Focolare has been in North America since 1955. Father Joe Scopa, a Scalabrinian missionary priest, returned to his parish in Chicago after attending a Mariapolis in Italy.
There, in the Dolomite mountains, he had met hundreds of laypeople who based their lives on the Gospel. During the devastation of World War II they had lost all they had, but in turn discovered what no bomb could destroy: God, who is love.
1943: the bomb-shelter spirituality
During ceaseless air raids in Trent, Italy, a group of young women gathered around Chiara Lubich in the shelters, taking only the Gospels with them. What they read by candlelight shone as if from within: “Ask and you shall receive” (Lk 11:9) and “For where two or three are gathered in my name, I am there among them” (Mt 18:20).
But the passage that inspired them most was Jesus’ last prayer: “That they may all be one, Father, as you and I are one” (Jn 17:21). They felt as if they had been born to work for the unity that Jesus prayed for.

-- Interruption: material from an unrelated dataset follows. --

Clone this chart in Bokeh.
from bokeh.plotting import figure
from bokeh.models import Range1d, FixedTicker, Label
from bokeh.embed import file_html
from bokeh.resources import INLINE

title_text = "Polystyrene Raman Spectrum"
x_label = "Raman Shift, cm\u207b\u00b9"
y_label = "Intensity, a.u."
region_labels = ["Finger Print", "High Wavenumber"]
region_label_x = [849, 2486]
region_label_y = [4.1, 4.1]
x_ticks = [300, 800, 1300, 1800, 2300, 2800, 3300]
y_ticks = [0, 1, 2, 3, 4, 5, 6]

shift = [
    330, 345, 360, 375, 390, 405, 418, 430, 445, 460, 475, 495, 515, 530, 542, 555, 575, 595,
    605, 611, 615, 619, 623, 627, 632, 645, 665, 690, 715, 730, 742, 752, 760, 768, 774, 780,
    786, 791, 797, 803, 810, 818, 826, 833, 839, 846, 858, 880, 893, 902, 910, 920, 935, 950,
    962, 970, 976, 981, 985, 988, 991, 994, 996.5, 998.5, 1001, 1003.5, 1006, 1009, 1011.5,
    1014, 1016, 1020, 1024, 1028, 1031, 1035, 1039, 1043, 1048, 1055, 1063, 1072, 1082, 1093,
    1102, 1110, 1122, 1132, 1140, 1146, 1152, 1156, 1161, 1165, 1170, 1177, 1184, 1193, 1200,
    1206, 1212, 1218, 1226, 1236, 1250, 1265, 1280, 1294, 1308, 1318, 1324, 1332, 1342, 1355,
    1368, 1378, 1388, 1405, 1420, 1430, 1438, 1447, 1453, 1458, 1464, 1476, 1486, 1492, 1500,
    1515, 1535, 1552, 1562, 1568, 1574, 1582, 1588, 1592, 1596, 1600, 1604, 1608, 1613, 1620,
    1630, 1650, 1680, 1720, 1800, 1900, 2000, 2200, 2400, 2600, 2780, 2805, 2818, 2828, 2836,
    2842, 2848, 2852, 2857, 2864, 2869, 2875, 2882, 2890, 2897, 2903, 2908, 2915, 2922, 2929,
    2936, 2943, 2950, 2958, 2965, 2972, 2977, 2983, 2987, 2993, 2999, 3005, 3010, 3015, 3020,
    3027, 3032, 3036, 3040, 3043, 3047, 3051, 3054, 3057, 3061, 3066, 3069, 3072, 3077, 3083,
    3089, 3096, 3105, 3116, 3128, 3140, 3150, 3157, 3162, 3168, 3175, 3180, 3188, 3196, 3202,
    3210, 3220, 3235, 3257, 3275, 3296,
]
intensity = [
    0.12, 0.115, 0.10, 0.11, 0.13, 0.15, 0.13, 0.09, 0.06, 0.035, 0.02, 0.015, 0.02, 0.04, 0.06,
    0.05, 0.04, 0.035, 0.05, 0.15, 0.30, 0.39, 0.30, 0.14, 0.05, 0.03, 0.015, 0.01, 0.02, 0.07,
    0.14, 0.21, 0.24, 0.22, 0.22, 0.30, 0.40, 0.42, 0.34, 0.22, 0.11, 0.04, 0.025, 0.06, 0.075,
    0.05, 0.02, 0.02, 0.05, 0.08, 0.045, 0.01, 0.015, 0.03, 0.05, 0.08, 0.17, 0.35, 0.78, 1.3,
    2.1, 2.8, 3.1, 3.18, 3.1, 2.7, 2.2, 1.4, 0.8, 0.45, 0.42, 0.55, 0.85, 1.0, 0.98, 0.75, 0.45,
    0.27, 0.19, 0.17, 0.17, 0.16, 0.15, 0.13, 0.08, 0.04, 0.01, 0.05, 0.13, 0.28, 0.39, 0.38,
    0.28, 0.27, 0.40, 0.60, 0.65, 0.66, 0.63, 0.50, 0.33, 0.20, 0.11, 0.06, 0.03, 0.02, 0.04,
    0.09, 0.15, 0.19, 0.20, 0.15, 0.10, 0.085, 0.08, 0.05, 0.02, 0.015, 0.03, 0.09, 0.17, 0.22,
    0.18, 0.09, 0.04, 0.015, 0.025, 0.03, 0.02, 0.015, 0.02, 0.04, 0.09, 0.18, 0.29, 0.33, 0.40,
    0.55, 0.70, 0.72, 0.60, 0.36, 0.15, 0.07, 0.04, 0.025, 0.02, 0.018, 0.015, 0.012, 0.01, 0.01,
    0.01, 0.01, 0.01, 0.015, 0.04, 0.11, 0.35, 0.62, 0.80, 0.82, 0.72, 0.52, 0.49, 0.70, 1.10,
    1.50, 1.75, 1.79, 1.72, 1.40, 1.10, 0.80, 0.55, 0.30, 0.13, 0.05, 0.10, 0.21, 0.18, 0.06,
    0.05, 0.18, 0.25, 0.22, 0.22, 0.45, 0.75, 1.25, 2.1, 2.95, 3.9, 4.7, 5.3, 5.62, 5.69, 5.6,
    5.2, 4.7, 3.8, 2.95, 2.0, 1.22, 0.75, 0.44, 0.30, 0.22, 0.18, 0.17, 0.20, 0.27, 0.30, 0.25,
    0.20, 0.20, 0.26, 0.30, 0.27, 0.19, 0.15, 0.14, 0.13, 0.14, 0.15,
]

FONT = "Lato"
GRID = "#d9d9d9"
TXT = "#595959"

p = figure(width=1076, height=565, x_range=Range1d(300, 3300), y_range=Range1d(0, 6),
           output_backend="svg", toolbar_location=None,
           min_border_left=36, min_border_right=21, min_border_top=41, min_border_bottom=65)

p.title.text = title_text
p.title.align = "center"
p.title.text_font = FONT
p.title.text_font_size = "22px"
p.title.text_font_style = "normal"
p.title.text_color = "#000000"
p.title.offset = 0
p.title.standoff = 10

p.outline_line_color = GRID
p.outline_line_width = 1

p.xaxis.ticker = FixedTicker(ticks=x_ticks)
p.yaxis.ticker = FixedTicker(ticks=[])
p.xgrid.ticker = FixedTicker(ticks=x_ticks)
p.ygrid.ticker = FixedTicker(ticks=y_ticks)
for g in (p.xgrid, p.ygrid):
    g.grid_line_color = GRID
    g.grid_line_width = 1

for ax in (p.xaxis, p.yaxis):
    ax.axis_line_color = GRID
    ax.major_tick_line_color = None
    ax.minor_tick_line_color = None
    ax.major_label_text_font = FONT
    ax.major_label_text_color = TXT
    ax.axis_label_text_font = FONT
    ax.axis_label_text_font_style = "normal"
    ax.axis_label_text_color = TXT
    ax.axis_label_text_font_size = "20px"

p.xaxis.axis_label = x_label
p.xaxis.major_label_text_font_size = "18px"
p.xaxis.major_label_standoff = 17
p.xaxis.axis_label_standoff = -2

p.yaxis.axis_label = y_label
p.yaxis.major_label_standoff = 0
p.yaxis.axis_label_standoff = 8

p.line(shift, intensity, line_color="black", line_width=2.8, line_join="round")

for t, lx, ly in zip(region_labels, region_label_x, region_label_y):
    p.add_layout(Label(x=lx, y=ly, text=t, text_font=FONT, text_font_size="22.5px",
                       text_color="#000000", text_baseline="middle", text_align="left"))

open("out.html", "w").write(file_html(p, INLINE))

After the war Chiara and her early friends continued to live the Gospel intensely, each month focusing upon one phrase, which they called the Word of Life. They shared their stories, and their group expanded. Their neighbors called their little apartment a “focolare,” which is Italian for “hearth,” a place where a family gathers around. It was there they felt at home.
When Fr. Scopa learned of Focolare, it was active throughout Italy. By the late 1950s it had spread across Europe, including behind the Iron Curtain, usually through personal relationships. When Fr. Scopa was about to return to America, Chiara told him not to worry about promoting Focolare, but rather just let others see a living example. He began a program for young adults at his parish, and from that group many early pioneers of the Focolare in the U.S. emerged.
1961: touching down in New York
In the late 1950s, Focolare reached Brazil, then the rest of South America. It officially reached North America when Giovanna Vernuccio, Antonio Petrilli and Sharry Silvi arrived in New York on September 14, 1961.
The first focolare houses in New York gave rise to others in Boston, Toronto, Montreal and Chicago. Later houses would open in Washington, D.C.; Vancouver; San Antonio; Los Angeles; Columbus, Ohio; and Atlanta.
In the early 1960s, observers at Vatican II from other Christian churches heard about the movement. In 1977, after Chiara received the Templeton Prize for Progress in Religion, people from other faiths—Buddhists, Hindus, Sikhs, Shintoists, Muslims—learned of Focolare for the first time.
The movement spread throughout Africa and Asia, and by the late 1980s it had reached more than 180 countries.
In May 1997, Chiara was invited to the Malcolm Shabazz Mosque in New York, where she shared her Christian experience with 3,000 Muslims, referencing quotes from Islam that were similar to the Gospel. At the end of the meeting, she made a pact of fraternity with Imam Warith Deen Mohammed. Three years later, they met again in Washington D.C. with 6,000 Christians and Muslims to celebrate an event called “Faith Communities Together.”
After Chiara’s death in 2008, the movement continued, following guidelines she had put in place. There would be an elected female president and co-president (a Catholic priest), together with a council of women and men to guide the Focolare worldwide. Today people of all ages and callings—children, teenagers, young adults, families, men and women religious, priests, bishops—live out the Gospel in this way, building the united world for which Jesus prayed.